Controlling Test Output

By default cargo test captures all stdout from tests and only shows it when a test fails. The flags below change that behaviour.

Bash
# show println! output even for passing tests
cargo test -- --show-output

# run tests one at a time (useful when tests share global state)
cargo test -- --test-threads=1

# do not capture stdout at all (output appears immediately)
cargo test -- --nocapture
Ignoring Slow Tests with #[ignore]

Tag a test with #[ignore] to skip it during the normal cargo test run. This is useful for tests that hit a network, write to disk, or simply take a long time. You can still run ignored tests explicitly when needed.

RUST
#[test]
#[ignore = "slow: downloads large dataset"]
fn test_large_download() {
    // ...
}

// Run ONLY the ignored tests:
// cargo test -- --ignored

// Run ALL tests including ignored:
// cargo test -- --include-ignored
Test Helpers and Fixtures

For tests that share setup logic, extract a plain setup() function and call it at the start of each test. When tests need temporary files, use the tempfile crate.

RUST
#[cfg(test)]
mod tests {
    use super::*;

    fn setup() -> Vec<i32> {
        vec![1, 2, 3, 4, 5]
    }

    #[test]
    fn test_sum() {
        let data = setup();
        assert_eq!(data.iter().sum::<i32>(), 15);
    }

    #[test]
    fn test_len() {
        let data = setup();
        assert_eq!(data.len(), 5);
    }
}
Mocking with the mockall Crate

Rust does not have built-in mocking, but the mockall crate provides a powerful macro-based approach.

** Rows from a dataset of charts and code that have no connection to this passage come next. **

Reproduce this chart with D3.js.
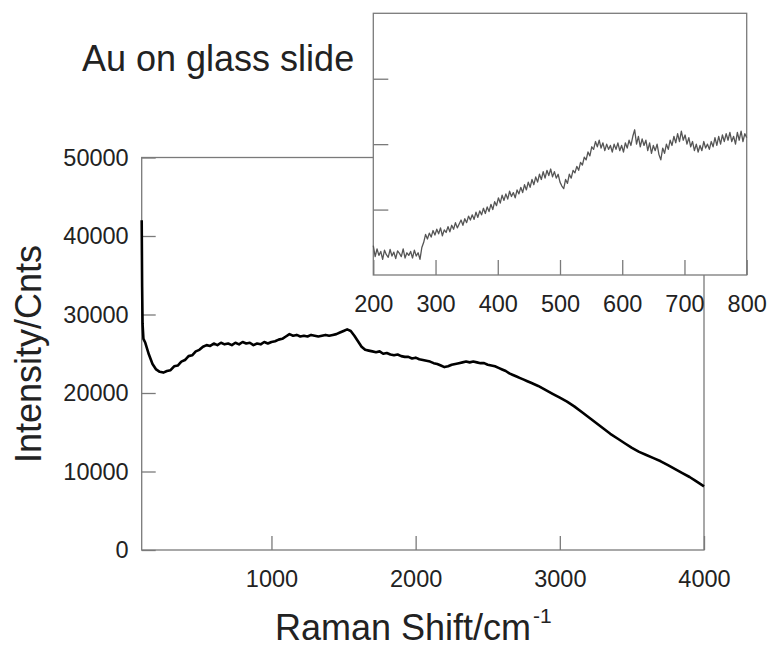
<!DOCTYPE html>
<html>
<head>
<meta charset="utf-8">
<script src="https://cdn.jsdelivr.net/npm/d3@7"></script>
<style>
  body { margin: 0; background: #fff; }
  text { font-family: "Liberation Sans", Arial, sans-serif; fill: #222; }
  .axis text { font-size: 23.5px; }
  .axis line { stroke: #7a7a7a; stroke-width: 1.3px; }
</style>
</head>
<body>
<div id="chart"></div>
<script>
// Main spectrum: Raman shift (cm-1) and intensity (counts)
var ramanShift = [100, 103, 106, 112, 125, 150, 175, 200, 225, 250, 275, 300, 325, 350, 375, 400, 425, 450, 475, 500,
  525, 550, 575, 600, 625, 650, 675, 700, 725, 750, 775, 800, 825, 850, 875, 900, 925, 950, 975, 1000,
  1025, 1050, 1075, 1100, 1125, 1150, 1175, 1200, 1225, 1250, 1275, 1300, 1325, 1350, 1375, 1400, 1425, 1450, 1475, 1500,
  1525, 1550, 1575, 1600, 1625, 1650, 1675, 1700, 1725, 1750, 1775, 1800, 1825, 1850, 1875, 1900, 1925, 1950, 1975, 2000,
  2025, 2050, 2075, 2100, 2125, 2150, 2175, 2200, 2225, 2250, 2275, 2300, 2325, 2350, 2375, 2400, 2425, 2450, 2475, 2500,
  2525, 2550, 2575, 2600, 2625, 2650, 2675, 2700, 2725, 2750, 2775, 2800, 2850, 2900, 2950, 3000, 3050, 3100, 3150, 3200,
  3250, 3300, 3350, 3400, 3450, 3500, 3550, 3600, 3650, 3700, 3750, 3800, 3850, 3900, 3950, 4000];
var intensity = [42000, 33500, 28800, 26900, 26400, 24900, 23700, 23000, 22700, 22600, 22800, 22900, 23400, 23500, 24000, 24200, 24700, 24800, 25300, 25500,
  25900, 26100, 26000, 26300, 26100, 26400, 26200, 26300, 26100, 26400, 26200, 26500, 26300, 26400, 26100, 26300, 26200, 26500, 26300, 26500,
  26600, 26800, 26900, 27200, 27500, 27300, 27400, 27200, 27300, 27200, 27400, 27300, 27200, 27300, 27400, 27300, 27400, 27500, 27700, 27900,
  28100, 27900, 27300, 26600, 25900, 25500, 25400, 25300, 25200, 25300, 25000, 25100, 24900, 24800, 24900, 24700, 24600, 24600, 24400, 24500,
  24300, 24200, 24100, 24000, 23800, 23700, 23500, 23300, 23400, 23600, 23700, 23800, 23900, 24000, 23900, 24000, 23900, 23800, 23800, 23600,
  23500, 23400, 23200, 23000, 22800, 22500, 22300, 22100, 21900, 21700, 21500, 21300, 20900, 20400, 19900, 19400, 18900, 18300, 17600, 16900,
  16200, 15500, 14800, 14200, 13600, 13000, 12500, 12100, 11700, 11300, 10800, 10300, 9800, 9300, 8700, 8100];

// Inset: low-wavenumber zoom (arbitrary intensity units, no labels on its y axis)
var insetShift = [200, 203, 206, 209, 212, 215, 218, 221, 224, 227, 230, 233, 236, 239, 242, 245, 248, 251, 254, 257,
  260, 263, 266, 269, 272, 275, 278, 281, 284, 287, 290, 293, 296, 299, 302, 305, 308, 311, 314, 317,
  320, 323, 326, 329, 332, 335, 338, 341, 344, 347, 350, 353, 356, 359, 362, 365, 368, 371, 374, 377,
  380, 383, 386, 389, 392, 395, 398, 401, 404, 407, 410, 413, 416, 419, 422, 425, 428, 431, 434, 437,
  440, 443, 446, 449, 452, 455, 458, 461, 464, 467, 470, 473, 476, 479, 482, 485, 488, 491, 494, 497,
  500, 503, 506, 509, 512, 515, 518, 521, 524, 527, 530, 533, 536, 539, 542, 545, 548, 551, 554, 557,
  560, 563, 566, 569, 572, 575, 578, 581, 584, 587, 590, 593, 596, 599, 602, 605, 608, 611, 614, 617,
  620, 623, 626, 629, 632, 635, 638, 641, 644, 647, 650, 653, 656, 659, 662, 665, 668, 671, 674, 677,
  680, 683, 686, 689, 692, 695, 698, 701, 704, 707, 710, 713, 716, 719, 722, 725, 728, 731, 734, 737,
  740, 743, 746, 749, 752, 755, 758, 761, 764, 767, 770, 773, 776, 779, 782, 785, 788, 791, 794, 797, 800];
var insetIntensity = [45, 28, 40, 30, 36, 24, 38, 31, 27, 39, 29, 35, 25, 37, 33, 28, 40, 26, 34, 30,
  36, 26, 38, 29, 34, 24, 42, 50, 62, 55, 64, 58, 68, 61, 70, 63, 72, 60, 69, 65,
  74, 66, 76, 70, 80, 72, 78, 84, 76, 86, 80, 90, 84, 92, 85, 96, 88, 98, 92, 102,
  94, 104, 97, 108, 100, 112, 106, 118, 110, 122, 114, 124, 116, 128, 120, 126, 118, 130, 124, 134,
  126, 138, 130, 142, 134, 146, 138, 150, 142, 154, 146, 158, 148, 160, 152, 162, 150, 158, 148, 154,
  142, 136, 132, 146, 140, 154, 148, 160, 156, 166, 160, 172, 168, 180, 176, 188, 182, 196, 192, 204,
  196, 206, 194, 202, 190, 200, 192, 198, 188, 200, 192, 202, 190, 198, 188, 202, 194, 206, 198, 212,
  222, 200, 212, 196, 208, 198, 206, 190, 202, 186, 198, 190, 200, 184, 176, 194, 186, 200, 192, 206,
  198, 212, 202, 216, 204, 220, 206, 214, 200, 210, 196, 204, 190, 200, 188, 198, 190, 204, 194, 200,
  192, 204, 196, 210, 198, 212, 200, 214, 204, 216, 206, 218, 204, 212, 200, 218, 206, 220, 204, 216, 210];

var mainXTicks = [1000, 2000, 3000, 4000];
var mainYTicks = [0, 10000, 20000, 30000, 40000, 50000];
var insetXTicks = [200, 300, 400, 500, 600, 700, 800];
var insetYTicks = [100, 200, 300];

var svgWidth = 769;
var svgHeight = 649;

var svg = d3.select("#chart")
  .append("svg")
  .attr("width", svgWidth)
  .attr("height", svgHeight);

// ---- main plot ----
var main = { left: 141.7, right: 704, top: 157.5, bottom: 550 };

var xScale = d3.scaleLinear().domain([100, 4000]).range([main.left, main.right]);
var yScale = d3.scaleLinear().domain([0, 50000]).range([main.bottom, main.top]);

var mainData = ramanShift.map(function(s, i) { return { x: s, y: intensity[i] }; });

svg.append("rect")
  .attr("x", main.left)
  .attr("y", main.top)
  .attr("width", main.right - main.left)
  .attr("height", main.bottom - main.top)
  .attr("fill", "none")
  .attr("stroke", "#7a7a7a")
  .attr("stroke-width", 1.3);

var xAxis = svg.append("g")
  .attr("class", "axis")
  .attr("transform", `translate(0, ${main.bottom})`)
  .call(d3.axisBottom(xScale).tickValues(mainXTicks).tickSize(-14).tickPadding(20).tickFormat(d3.format("d")));
xAxis.select(".domain").remove();

var yAxis = svg.append("g")
  .attr("class", "axis")
  .attr("transform", `translate(${main.left}, 0)`)
  .call(d3.axisLeft(yScale).tickValues(mainYTicks).tickSize(-14).tickPadding(13).tickFormat(d3.format("d")));
yAxis.select(".domain").remove();

svg.append("path")
  .datum(mainData)
  .attr("fill", "none")
  .attr("stroke", "#000")
  .attr("stroke-width", 2.6)
  .attr("stroke-linejoin", "round")
  .attr("d", d3.line().x(d => xScale(d.x)).y(d => yScale(d.y)));

// axis titles
svg.append("text")
  .attr("transform", "translate(41, 354) rotate(-90)")
  .attr("text-anchor", "middle")
  .style("font-size", "36px")
  .text("Intensity/Cnts");

var xTitle = svg.append("text")
  .attr("x", 275)
  .attr("y", 640)
  .style("font-size", "36px");
xTitle.append("tspan").text("Raman Shift/cm");
xTitle.append("tspan")
  .attr("dy", -17)
  .attr("dx", 2)
  .style("font-size", "21px")
  .text("-1");

svg.append("text")
  .attr("x", 82)
  .attr("y", 71)
  .style("font-size", "36px")
  .text("Au on glass slide");

// ---- inset ----
var inset = { left: 373.3, right: 746.7, top: 13.3, bottom: 275 };

var xInset = d3.scaleLinear().domain([200, 800]).range([inset.left, inset.right]);
var yInset = d3.scaleLinear().domain([0, 400]).range([inset.bottom, inset.top]);

var insetData = insetShift.map(function(s, i) { return { x: s, y: insetIntensity[i] }; });

svg.append("rect")
  .attr("x", inset.left)
  .attr("y", inset.top)
  .attr("width", inset.right - inset.left)
  .attr("height", inset.bottom - inset.top)
  .attr("fill", "#fff")
  .attr("stroke", "#7a7a7a")
  .attr("stroke-width", 1.3);

var xInsetAxis = svg.append("g")
  .attr("class", "axis")
  .attr("transform", `translate(0, ${inset.bottom})`)
  .call(d3.axisBottom(xInset).tickValues(insetXTicks).tickSize(-15).tickPadding(20));
xInsetAxis.select(".domain").remove();

var yInsetAxis = svg.append("g")
  .attr("class", "axis")
  .attr("transform", `translate(${inset.left}, 0)`)
  .call(d3.axisLeft(yInset).tickValues(insetYTicks).tickSize(-15).tickFormat(""));
yInsetAxis.select(".domain").remove();

svg.selectAll(".axis text").attr("font-family", null).attr("font-size", null);

svg.append("path")
  .datum(insetData)
  .attr("fill", "none")
  .attr("stroke", "#555")
  .attr("stroke-width", 1.3)
  .attr("stroke-linejoin", "round")
  .attr("d", d3.line().x(d => xInset(d.x)).y(d => yInset(d.y)));
</script>
</body>
</html>
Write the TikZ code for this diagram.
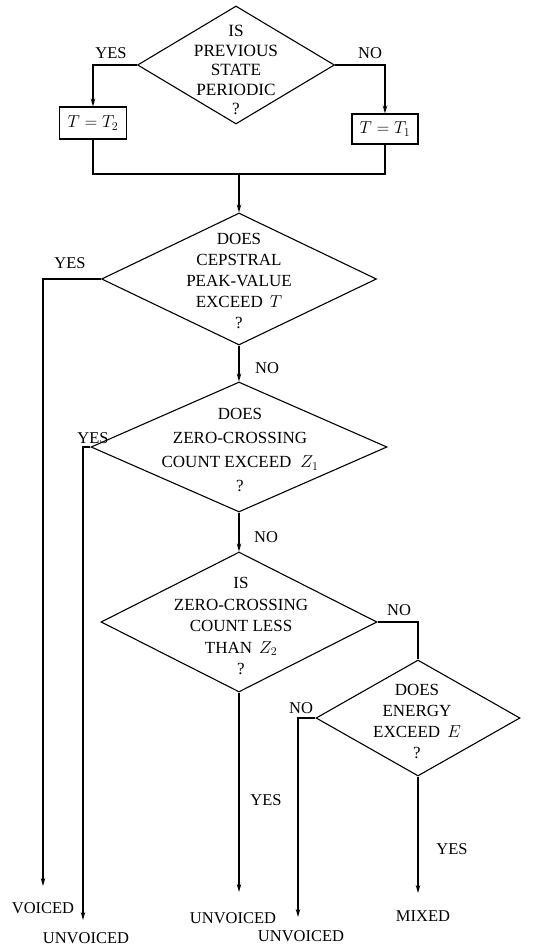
\documentclass[tikz,border=0pt]{standalone}
\usepackage{fontspec}
\setmainfont{Liberation Serif}
\usetikzlibrary{shapes.geometric,arrows.meta}
\begin{document}
\begin{tikzpicture}[x=1pt,y=-1pt,
  dia/.style={draw, shape=diamond, inner sep=0pt, line width=1.1pt},
  box/.style={draw, rectangle, inner sep=0pt, line width=1.1pt},
  txt/.style={align=center, inner sep=0pt},
  lbl/.style={font=\fontsize{16.5}{20}\selectfont, inner sep=0pt},
  ln/.style={line width=1.1pt},
  arr/.style={line width=1.1pt, -{Stealth[length=8pt,width=4.5pt]}}]
\useasboundingbox (0,0) rectangle (544,949);

% decision 1
\node[dia, minimum width=197pt, minimum height=118pt] (d1) at (236,65) {};
\node[txt, font=\fontsize{17.2}{19.5}\selectfont] (t1) at (236,70) {IS\\PREVIOUS\\STATE\\PERIODIC\\?};
\node[box, minimum width=67pt, minimum height=32pt, font=\fontsize{17}{20}\selectfont] (b2) at (93,123) {$T=T_2$};
\node[box, minimum width=66pt, minimum height=30pt, font=\fontsize{17}{20}\selectfont] (b1) at (385,129) {$T=T_1$};
\draw[arr] (d1.west) -| (b2.north);
\draw[arr] (d1.east) -| (b1.north);
\node[lbl] (y1) at (111,53) {YES};
\node[lbl] (n1) at (370,53) {NO};
\coordinate (ml) at (93,174);
\coordinate (mr) at (385,174);
\coordinate (m) at (239,174);
\draw[ln] (b2.south) -- (ml) -- (mr) -- (b1.south);

% decision 2
\node[dia, minimum width=275pt, minimum height=132pt] (d2) at (239,279) {};
\node[txt, font=\fontsize{17}{21}\selectfont] (t2) at (239,281) {DOES\\CEPSTRAL\\PEAK-VALUE\\EXCEED \,$T$\\?};
\draw[arr] (m) -- (d2.north);
\coordinate (v) at (43,886);
\draw[arr] (d2.west) -| (v);
\node[lbl] (y2) at (70,263) {YES};
\node[lbl] (n2) at (267,368) {NO};

% decision 3
\node[dia, minimum width=296pt, minimum height=130pt] (d3) at (239,447) {};
\node[txt, font=\fontsize{17}{24}\selectfont] (t3) at (240,450) {DOES\\ZERO-CROSSING\\COUNT EXCEED \;$Z_1$\\?};
\draw[arr] (d2.south) -- (d3.north);
\coordinate (u1) at (83,920);
\draw[arr] (d3.west) -| (u1);
\node[lbl] (y3) at (93,438) {YES};
\node[lbl] (n3) at (266,537) {NO};

% decision 4
\node[dia, minimum width=276pt, minimum height=140pt] (d4) at (239,622) {};
\node[txt, font=\fontsize{17}{21.5}\selectfont] (t4) at (241,626) {IS\\ZERO-CROSSING\\COUNT LESS\\THAN \,$Z_2$\\?};
\draw[arr] (d3.south) -- (d4.north);
\coordinate (u2) at (239,892);
\draw[arr] (d4.south) -- (u2);
\node[lbl] (n4) at (399,610) {NO};
\node[lbl] (y4) at (266,800) {YES};

% decision 5
\node[dia, minimum width=204pt, minimum height=116pt] (d5) at (418,718) {};
\node[txt, font=\fontsize{17}{21}\selectfont] (t5) at (417,721) {DOES\\ENERGY\\EXCEED \,$E$\\?};
\draw[ln] (d4.east) -| (d5.north);
\coordinate (u3) at (298,917);
\draw[arr] (d5.west) -| (u3);
\coordinate (mx) at (418,893);
\draw[arr] (d5.south) -- (mx);
\node[lbl] (n5) at (301,708) {NO};
\node[lbl] (y5) at (452,849) {YES};

% outcomes
\node[lbl] (o1) at (43,908) {VOICED};
\node[lbl] (o2) at (86,938) {UNVOICED};
\node[lbl] (o3) at (233,918) {UNVOICED};
\node[lbl] (o4) at (301,936) {UNVOICED};
\node[lbl] (o5) at (423,916) {MIXED};
\end{tikzpicture}
\end{document}
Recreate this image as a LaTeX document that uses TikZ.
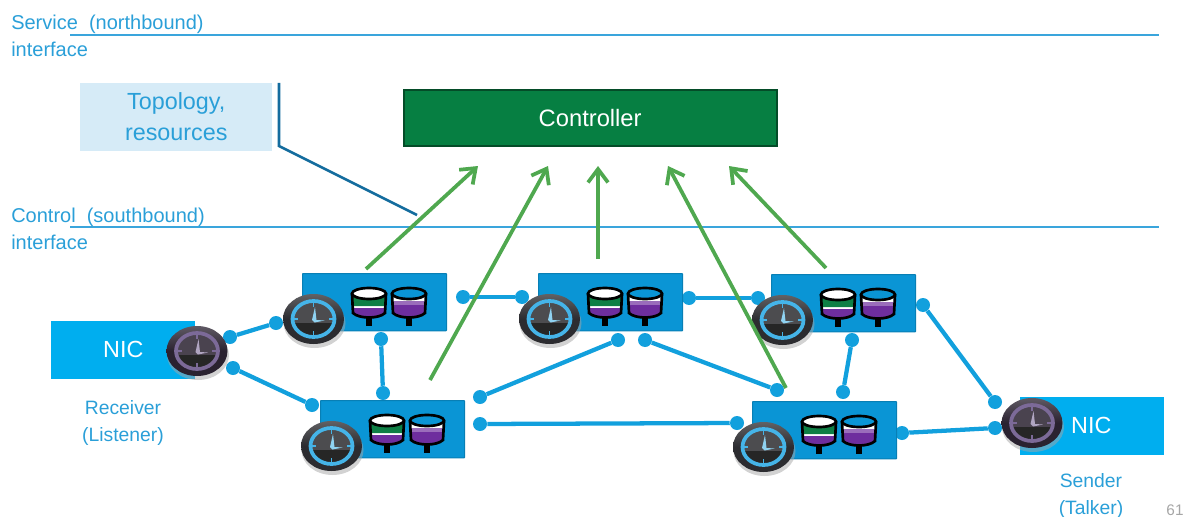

Add it as a dev dependency — compiled only during tests — and annotate your trait with #[automock].

TOML
[dev-dependencies]
mockall = "0.13"

RUST
use mockall::automock;

#[automock]
trait Database {
    fn fetch_user(&self, id: u32) -> Option<String>;
}

#[test]
fn test_with_mock() {
    let mut mock = MockDatabase::new();
    mock.expect_fetch_user()
        .with(mockall::predicate::eq(1))
        .returning(|_| Some("Alice".to_string()));

    assert_eq!(mock.fetch_user(1), Some("Alice".to_string()));
}
Success
Rust's built-in test framework handles the vast majority of testing needs. Reach for third-party crates like mockall, tempfile, or proptest only when you need capabilities beyond basic assertions — and even then, a single cargo add --dev is all it takes.